Lori Martinez is the Executive Director of Ngage New Mexico, a nonprofit with a mission to serve as a catalyst to advance the well-being of all people of southern New Mexico. The focus of that mission is the SUCCESS Partnership, a prenatal-to-career education initiative aimed at improving education outcomes in Doña Ana County, using collective impact as their framework for making change. Lori is a social worker with almost 20 years’ experience working in settings from early childhood to higher education.

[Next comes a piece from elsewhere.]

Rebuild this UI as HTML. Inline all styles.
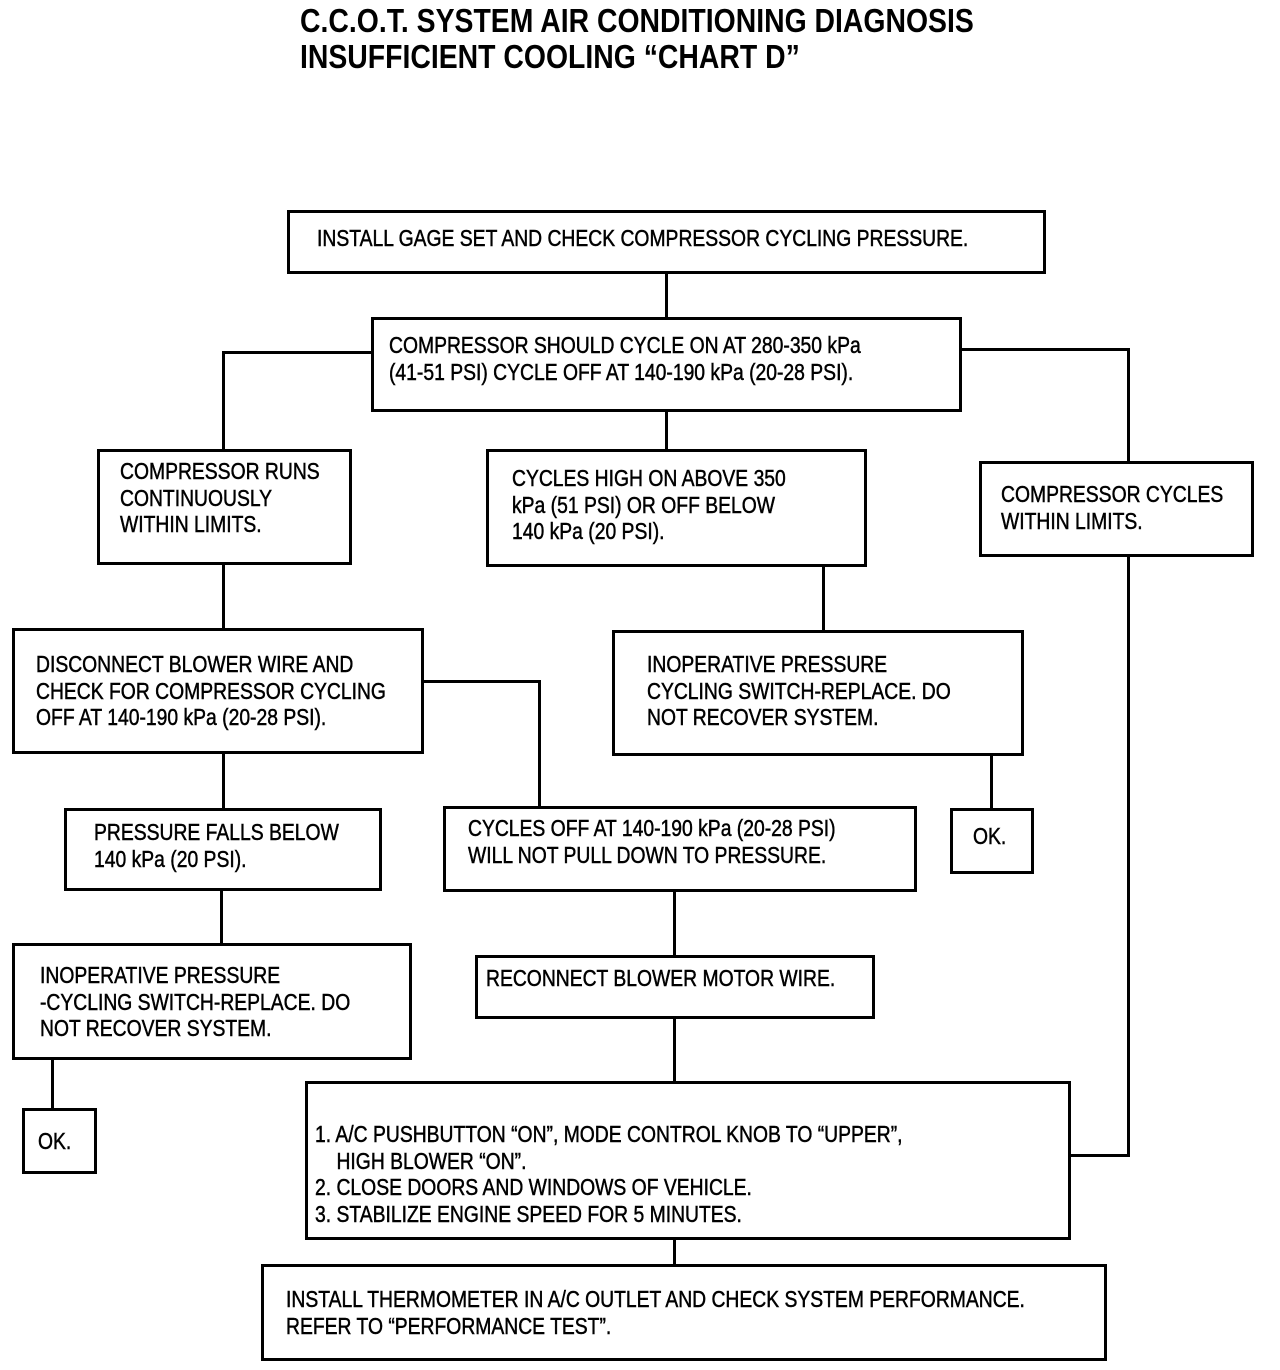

Hope Morales is the New Mexico Executive Director at Teach Plus. In this role, she partners with champion teachers across the state to lead change in policy and systems that have a direct impact on students. Prior to joining Teach Plus in 2017, Hope taught 1st, 2nd, 3rd, and 7th grades in Roswell Independent School District and was the district’s Teacher on Special Assignment. In 2015 and 2016, she was recognized as Chaves County’s “Teacher of Character.” During her nine years in the classroom, Hope was active in her school and district in a variety of leadership positions, including as a member of the superintendent’s advisory council and of the hearing authority committee. Hope is an alumna of the 2016-17 New Mexico’s inaugural Teach Plus Teaching Policy Fellowship and has launched Teach Plus’ inaugural statewide Teach Plus Network. She has served on the New Mexico Secretary’s Teacher Advisory and as a member of the New Mexico Teacher Leader Network. Hope was elected to a four-year term as a local school board member for the Roswell Independent School District in 2019. She earned a BA in University Studies and a MA in Education Administration from Eastern New Mexico University. She lives in Roswell with her husband and three children.